When Willauer speaks of “urban gardening,” she offers a range of possibilities for vacant lots or parcels that contain structures for which demolition is the best option. In some situations, residents of a block or a neighborhood association might want to acquire a lot that could be transformed into a community garden or a pocket park.
Rather than sell such properties, the land bank would consider lease arrangements with community groups, she says.
“Side lots,” smaller properties held by the land bank that are adjacent to owner-occupied homes, might not be suitable for redevelopment but they could make attractive additions to the footprint of the homeowner’s property, Willauer says. The land bank will work with homeowners on how to annex these side lots to their properties.
“Our overall goal is to get all these properties back into use,” she says.
The urban gardening and side lots programs were launched in early January. Regulations and forms to apply for acquiring properties are posted on the land bank’s website, wilmingtonlandbank.org.

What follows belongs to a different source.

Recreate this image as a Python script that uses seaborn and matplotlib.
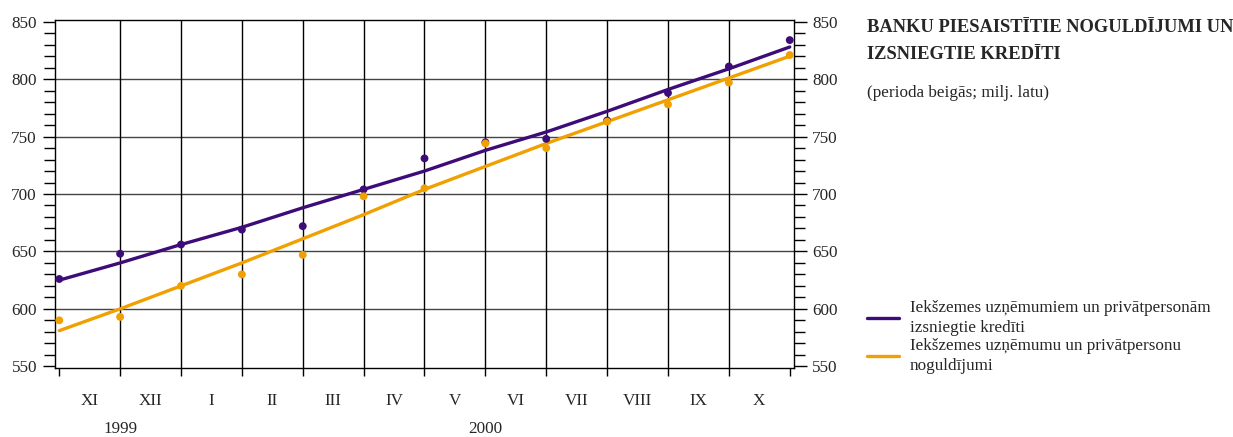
import pandas as pd
import matplotlib.pyplot as plt
import seaborn as sns
import numpy as np
from matplotlib.ticker import MultipleLocator
from matplotlib.lines import Line2D
import matplotlib.transforms as mtransforms

# mēneši (robežas starp punktiem)
menesi = ['XI', 'XII', 'I', 'II', 'III', 'IV', 'V', 'VI', 'VII', 'VIII', 'IX', 'X']
gadi = ['1999', '2000']
gadu_poz = [1, 7]

# izsniegtie krediti: faktiskie punkti un trends
krediti = [626, 648, 656, 669, 672, 704, 731, 745, 748, 764, 788, 811, 834]
krediti_trends = [625, 640, 656, 671, 688, 704, 720, 738, 754, 772, 791, 809, 828]
# noguldijumi
noguldijumi = [590, 593, 620, 630, 647, 698, 705, 744, 740, 763, 778, 797, 821]
noguldijumi_trends = [581, 600, 620, 640, 661, 682, 704, 724, 744, 763, 782, 801, 820]

nosaukumi = ['Iekšzemes uzņēmumiem un privātpersonām\nizsniegtie kredīti',
             'Iekšzemes uzņēmumu un privātpersonu\nnoguldījumi']

purple = '#3d0c78'
orange = '#f0a000'

idx = np.arange(len(krediti))
df = pd.DataFrame({'t': idx, 'kred': krediti, 'kred_tr': krediti_trends,
                   'nog': noguldijumi, 'nog_tr': noguldijumi_trends})

sns.set_style('white')
plt.rcParams['font.family'] = ['Liberation Serif', 'DejaVu Serif']
fs = 12.3

fig = plt.figure(figsize=(12.33, 4.37), dpi=100)
ax = fig.add_axes([55 / 1233, 1 - 368 / 437, (794 - 55) / 1233, (368 - 20) / 437])

# rezga linijas
for v in range(600, 850, 50):
    ax.axhline(v, color='#444444', lw=1, zorder=0)
for i in range(1, 12):
    ax.axvline(i, color='black', lw=1, zorder=0)

sns.lineplot(data=df, x='t', y='kred_tr', color=purple, lw=2.4, ax=ax)
sns.lineplot(data=df, x='t', y='nog_tr', color=orange, lw=2.4, ax=ax)
sns.scatterplot(data=df, x='t', y='kred', color=purple, s=32, edgecolor='none', ax=ax, zorder=3)
sns.scatterplot(data=df, x='t', y='nog', color=orange, s=32, edgecolor='none', ax=ax, zorder=3)

ax.set_xlim(-0.07, 12.07)
ax.set_ylim(548.5, 851.5)
ax.set_xlabel('')
ax.set_ylabel('')

for s in ax.spines.values():
    s.set_color('black')
    s.set_linewidth(1)

ax.set_yticks(range(550, 851, 50))
ax.yaxis.set_minor_locator(MultipleLocator(10))
ax.yaxis.set_ticks_position('both')
ax.tick_params(axis='y', which='both', direction='out', left=True, right=True,
               labelleft=True, labelright=True, labelsize=fs, color='black')
ax.tick_params(axis='y', which='major', length=9, width=1, pad=4)
ax.tick_params(axis='y', which='minor', length=8, width=1)

ax.set_xticks(idx)
ax.set_xticklabels([''] * len(idx))
ax.set_xticks(idx[:-1] + 0.5, minor=True)
ax.set_xticklabels(menesi, minor=True)
ax.tick_params(axis='x', which='major', direction='out', length=6, width=1, color='black', bottom=True)
ax.tick_params(axis='x', which='minor', length=0, pad=18, labelsize=fs)

trans = mtransforms.blended_transform_factory(ax.transData, fig.transFigure)
for g, p in zip(gadi, gadu_poz):
    ax.text(p, 1 - 429 / 437, g, transform=trans, ha='center', va='center', fontsize=fs)

fig.text(867 / 1233, 1 - 19 / 437, 'BANKU PIESAISTĪTIE NOGULDĪJUMI UN\nIZSNIEGTIE KREDĪTI',
         ha='left', va='top', fontsize=13.3, fontweight='bold', linespacing=1.75)
fig.text(867 / 1233, 1 - 93 / 437, '(perioda beigās; milj. latu)', ha='left', va='center', fontsize=fs)

handles = [Line2D([], [], color=purple, lw=2.4), Line2D([], [], color=orange, lw=2.4)]
leg = fig.legend(handles, nosaukumi, loc='upper left', bbox_to_anchor=(860 / 1233, 1 - 293 / 437),
                 frameon=False, fontsize=fs, handlelength=1.9, handletextpad=0.6,
                 labelspacing=0.1, borderaxespad=0)
for t in leg.get_texts():
    t.set_linespacing(1.35)

fig.savefig('out.png', dpi=100)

“Our work should be consistent with neighborhood plans, and will require greater coordination,” she says. “If a community sees open space as a priority, or if it sees increased home ownership as an objective, we want to work with neighborhood organizations and civic associations to make sure we’re fulfilling the goals and the vision that residents have for their neighborhoods.”
By promoting home ownership and working closely with civic groups, the land bank should promote community development and help create safer neighborhoods, Willauer says.